Nov. 21st, 2023 07:05 pmTory junior finance minister Laura Trott has been out today chumming the water for her boss (Chancellor of the Exchequer Jeremy Hunt) in advance of his Autumn Statement and telling anyone who'll listen that disabled people who are unable to work in the workplace and therefore are in receipt of disability benefits have "a duty" to work from home.
The cohort of disabled people she's talking about here are those judged to have 'limited capability to work'. Which basically means "In an ideal world we might be able to find them jobs, but in practise we can't get employers to even look at them" and for a good chunk of them "Working would actually probably be damaging to their health". And in many cases they should actually be in the next cohort up from Limited Capability, with no capability for work related activity, but the assessments have been fixed by the Tories since forever.
Of course the idea of DWP providing useful support for disabled people to work from home is risible, DWP doesn't see us as capable of anything beyond shelf-stacking, so the likely assumption driving this is everyone can get a zero hours contract doing remote call centre work. It's actually going to move disability employment backwards, because why should the government invest in schemes like Access to Work to make workplaces accessible, when they can just throw us all at remote minimum wage call centre jobs? And the employers will know it, and that there's no political will to drive Equality Act enforcement.

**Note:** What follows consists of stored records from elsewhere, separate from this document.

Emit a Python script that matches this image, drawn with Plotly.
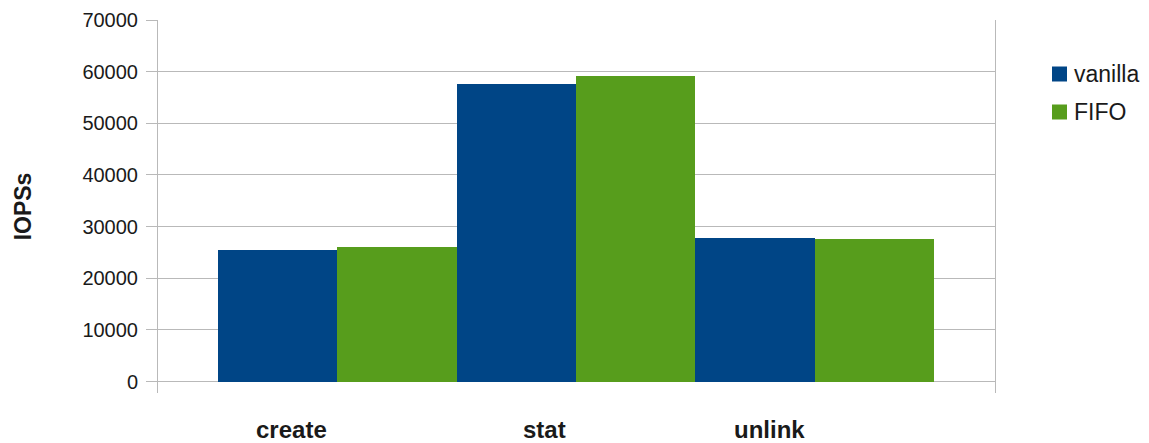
import plotly.graph_objects as go

# Metadata benchmark: IOPS per operation, vanilla vs FIFO scheduler
operations = ["create", "stat", "unlink"]
series_names = ["vanilla", "FIFO"]
vanilla_iops = [25500, 57600, 27800]
fifo_iops = [26000, 59200, 27600]
y_ticks = [0, 10000, 20000, 30000, 40000, 50000, 60000, 70000]

colors = ["#004586", "#579d1c"]
font_family = "Liberation Sans, Arial, sans-serif"
text_color = "#1a1a1a"
grid_color = "#b9b9b9"

fig = go.Figure()
for name, vals, col in zip(series_names, [vanilla_iops, fifo_iops], colors):
    fig.add_trace(go.Bar(
        x=operations, y=vals, name=name,
        marker=dict(color=col, line=dict(width=0)),
        showlegend=False,
    ))

# Category labels sit below the plot, right-aligned just left of each group centre
for op in operations:
    fig.add_annotation(x=op, xref="x", y=0, yref="paper",
                       text=f"<b>{op}</b>", showarrow=False,
                       xanchor="right", yanchor="middle",
                       xshift=-8, yshift=-36,
                       font=dict(family=font_family, size=24, color=text_color))

# Legend drawn as square swatches with labels on the right side
legend_top_px = 66.5
legend_step_px = 38
plot_top_px, plot_bottom_px = 20, 393
for i, (name, col) in enumerate(zip(series_names, colors)):
    top = legend_top_px + i * legend_step_px
    y0 = (plot_bottom_px - (top + 15)) / (plot_bottom_px - plot_top_px)
    y1 = (plot_bottom_px - top) / (plot_bottom_px - plot_top_px)
    x0 = (1052 - 158) / (995 - 158)
    x1 = (1067 - 158) / (995 - 158)
    fig.add_shape(type="rect", xref="paper", yref="paper",
                  x0=x0, x1=x1, y0=y0, y1=y1,
                  fillcolor=col, line=dict(width=0))
    fig.add_annotation(xref="paper", yref="paper",
                       x=(1072 - 158) / (995 - 158), y=(y0 + y1) / 2,
                       text=name, showarrow=False,
                       xanchor="left", yanchor="middle",
                       font=dict(family=font_family, size=23, color=text_color))

fig.update_layout(
    width=1149, height=443,
    margin=dict(l=158, r=154, t=20, b=50, pad=0),
    paper_bgcolor="white", plot_bgcolor="white",
    barmode="group", bargap=0, bargroupgap=0,
    font=dict(family=font_family, color=text_color),
    xaxis=dict(
        range=[-0.751, 2.755],
        automargin=False,
        showgrid=False, showline=False, zeroline=False,
        ticks="", showticklabels=False,
    ),
    yaxis=dict(
        range=[-2227, 70000],
        automargin=False,
        tickvals=y_ticks,
        ticktext=[str(v) for v in y_ticks],
        showgrid=True, gridcolor=grid_color, gridwidth=1,
        zeroline=False,
        showline=True, linecolor=grid_color, linewidth=1, mirror=True,
        ticks="outside", ticklen=11, tickcolor=grid_color, tickwidth=1,
        tickfont=dict(family=font_family, size=20, color=text_color),
        ticklabelstandoff=4,
        title=dict(text="IOPSs", standoff=44,
                   font=dict(family=font_family, size=23, color=text_color, weight="bold")),
    ),
)

fig.write_html("out.html")
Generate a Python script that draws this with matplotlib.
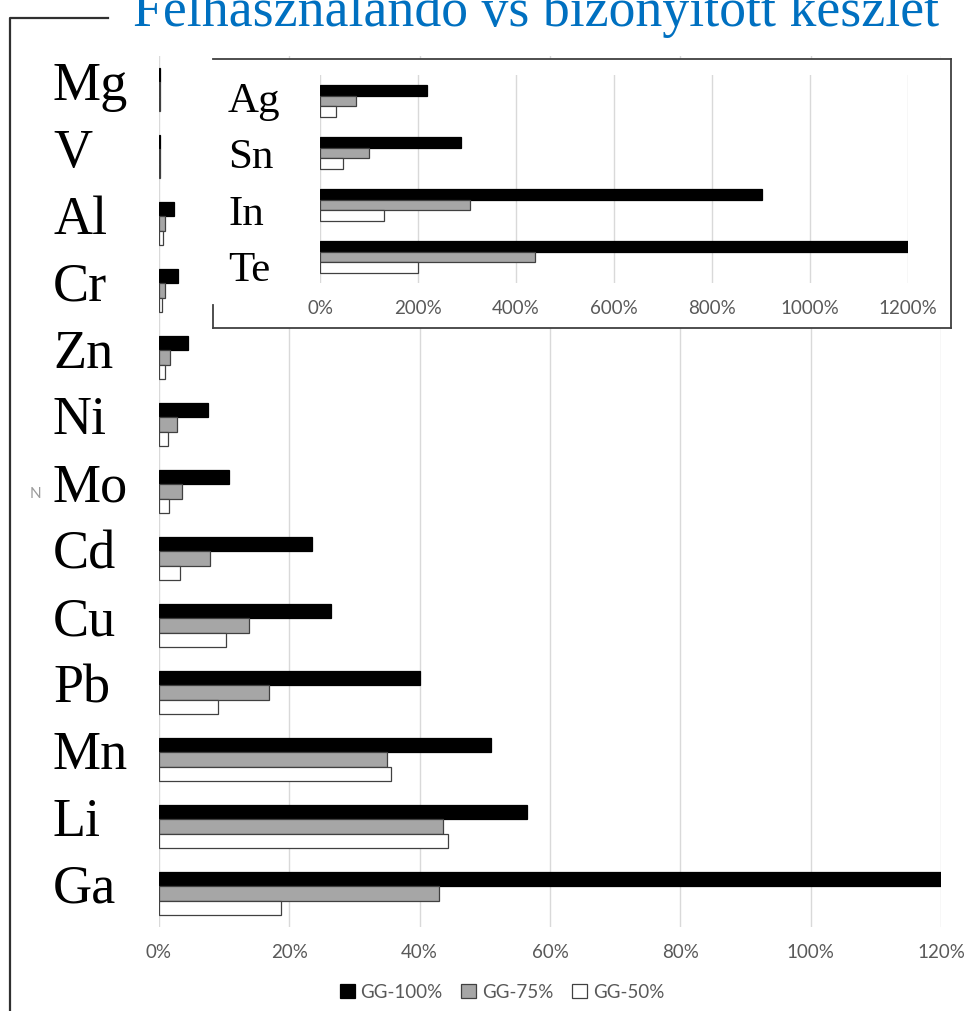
import matplotlib
matplotlib.use("Agg")
import matplotlib.pyplot as plt
from matplotlib.lines import Line2D
from matplotlib.patches import Patch
import numpy as np

# main chart data (fractions, 1.0 = 100%)
elements = ["Mg", "V", "Al", "Cr", "Zn", "Ni", "Mo", "Cd", "Cu", "Pb", "Mn", "Li", "Ga"]
gg100 = [0.001, 0.001, 0.023, 0.029, 0.045, 0.075, 0.107, 0.235, 0.264, 0.40, 0.51, 0.565, 1.20]
gg75 = [0.001, 0.001, 0.009, 0.009, 0.017, 0.028, 0.035, 0.078, 0.138, 0.169, 0.35, 0.436, 0.43]
gg50 = [0.001, 0.001, 0.006, 0.005, 0.009, 0.014, 0.015, 0.032, 0.103, 0.091, 0.356, 0.444, 0.187]

# inset data
inset_elements = ["Ag", "Sn", "In", "Te"]
inset_gg100 = [2.19, 2.87, 9.02, 12.0]
inset_gg75 = [0.74, 1.01, 3.06, 4.39]
inset_gg50 = [0.33, 0.46, 1.31, 1.99]

series_names = ["GG-100%", "GG-75%", "GG-50%"]
title = "Felhasználandó vs bizonyított készlet"

W, H = 968, 1011
fig = plt.figure(figsize=(W / 100, H / 100), dpi=100)


def fx(px):
    return px / W


def fy(py):
    return 1 - py / H


tick_font = "Lato"
serif = "Liberation Serif"
face = ["black", "#A6A6A6", "white"]
edge = ["black", "#404040", "#404040"]


def draw_bars(ax, vals, bar_h):
    y = np.arange(len(vals[0]))
    offs = [-bar_h, 0, bar_h]
    for v, o, fc, ec in zip(vals, offs, face, edge):
        ax.barh(y + o, v, height=bar_h, color=fc, edgecolor=ec, linewidth=0.9, zorder=3)


# main axes
ax = fig.add_axes([fx(159), fy(927), fx(941) - fx(159), fy(56) - fy(927)])
draw_bars(ax, [gg100, gg75, gg50], 0.21)
ax.set_ylim(len(elements) - 0.5, -0.5)
ax.set_xlim(0, 1.2)
ax.set_xticks(np.arange(0, 1.21, 0.2))
ax.set_xticklabels([f"{int(round(t * 100))}%" for t in np.arange(0, 1.21, 0.2)],
                   fontsize=13.5, color="#595959", family=tick_font)
ax.tick_params(axis="x", length=0, pad=12)
ax.set_yticks([])
ax.grid(axis="x", color="#D9D9D9", linewidth=1, zorder=0)
for s in ax.spines.values():
    s.set_visible(False)
ax.set_zorder(0)

for i, name in enumerate(elements):
    fig.text(fx(53), fy(100 + 66.9 * i), name, family=serif, fontsize=39,
             color="black", ha="left", va="baseline")

# white panel behind the inset
fr = fig.add_axes([fx(213), fy(328), fx(951) - fx(213), fy(59) - fy(328)])
fr.set_xlim(0, 1)
fr.set_ylim(0, 1)
fr.set_xticks([])
fr.set_yticks([])
fr.set_facecolor("white")
for s in fr.spines.values():
    s.set_color("#404040")
    s.set_linewidth(1.3)
fr.spines["left"].set_bounds(0, (328 - 305) / (328 - 59))
fr.set_zorder(1)

# inset axes
ins = fig.add_axes([fx(320), fy(283), fx(908) - fx(320), fy(75) - fy(283)])
draw_bars(ins, [inset_gg100, inset_gg75, inset_gg50], 0.21)
ins.set_ylim(len(inset_elements) - 0.5, -0.5)
ins.set_xlim(0, 12)
ins.set_xticks(np.arange(0, 12.1, 2))
ins.set_xticklabels([f"{int(t * 100)}%" for t in np.arange(0, 12.1, 2)],
                    fontsize=13.5, color="#595959", family=tick_font)
ins.tick_params(axis="x", length=0, pad=12)
ins.set_yticks([])
ins.grid(axis="x", color="#D9D9D9", linewidth=1, zorder=0)
for s in ins.spines.values():
    s.set_visible(False)
ins.patch.set_alpha(0)
ins.set_zorder(2)

for i, name in enumerate(inset_elements):
    fig.text(fx(228), fy(112 + 56.3 * i), name, family=serif, fontsize=31,
             color="black", ha="left", va="baseline", zorder=5)

# title (cut at the top edge like the source)
fig.text(fx(133), fy(26), title, family=serif, fontsize=38.7, color="#0070C0",
         ha="left", va="baseline")

# outer frame fragment
fig.add_artist(Line2D([fx(10), fx(10), fx(108)], [0, fy(18), fy(18)],
                      color="#303030", linewidth=1.6))

# faint stray letter at the left
fig.text(fx(30), fy(498), "N", family=tick_font, fontsize=11, color="#9A9A9A")

handles = [Patch(facecolor=f, edgecolor=e, linewidth=0.9) for f, e in zip(face, edge)]
fig.legend(handles, series_names, loc="center", bbox_to_anchor=(fx(502), fy(992)),
           ncol=3, frameon=False, handlelength=0.8, handleheight=0.8,
           handletextpad=0.3, columnspacing=1.0,
           prop={"family": tick_font, "size": 13.5}, labelcolor="#595959")

fig.savefig("out.png", dpi=100)
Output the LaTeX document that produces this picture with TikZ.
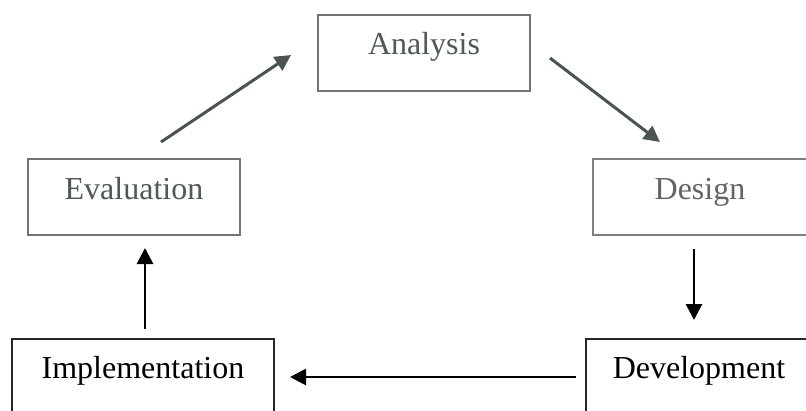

I think the language Trott was using is revealing. By talking about us having 'a duty', rather than the normal Tory waffle about 'work being good for you' - based on some extremely dubious 'science' that looked at abled workers, not disabled, Trott is tacitly acknowledging that they can't make the 'work is good for you' argument for the people affected, and if that's the case, then she's really acknowledging that work will be bad for them.
Over and above the direct damage that's likely to accrue from forcing disabled people to work when they're medically unfit, we know from every other time DWP have been let loose to sanction disabled people on a whim that it will lead to despair, destitution, and all too likely cases of suicide. The Tories know this as well as anyone else, they fought long and hard to stop the DWP's internal inquiries into the deaths being released, but they clearly think they can get a few positive headlines in the Tory rags and/or find a few extra pounds for Hunt to give away to party donors in tax cuts. The Nasty Party is back.
In more positive news, the Court of Appeal has ruled that people are perfectly entitled to call Iain Duncan Smith "Tory Scum".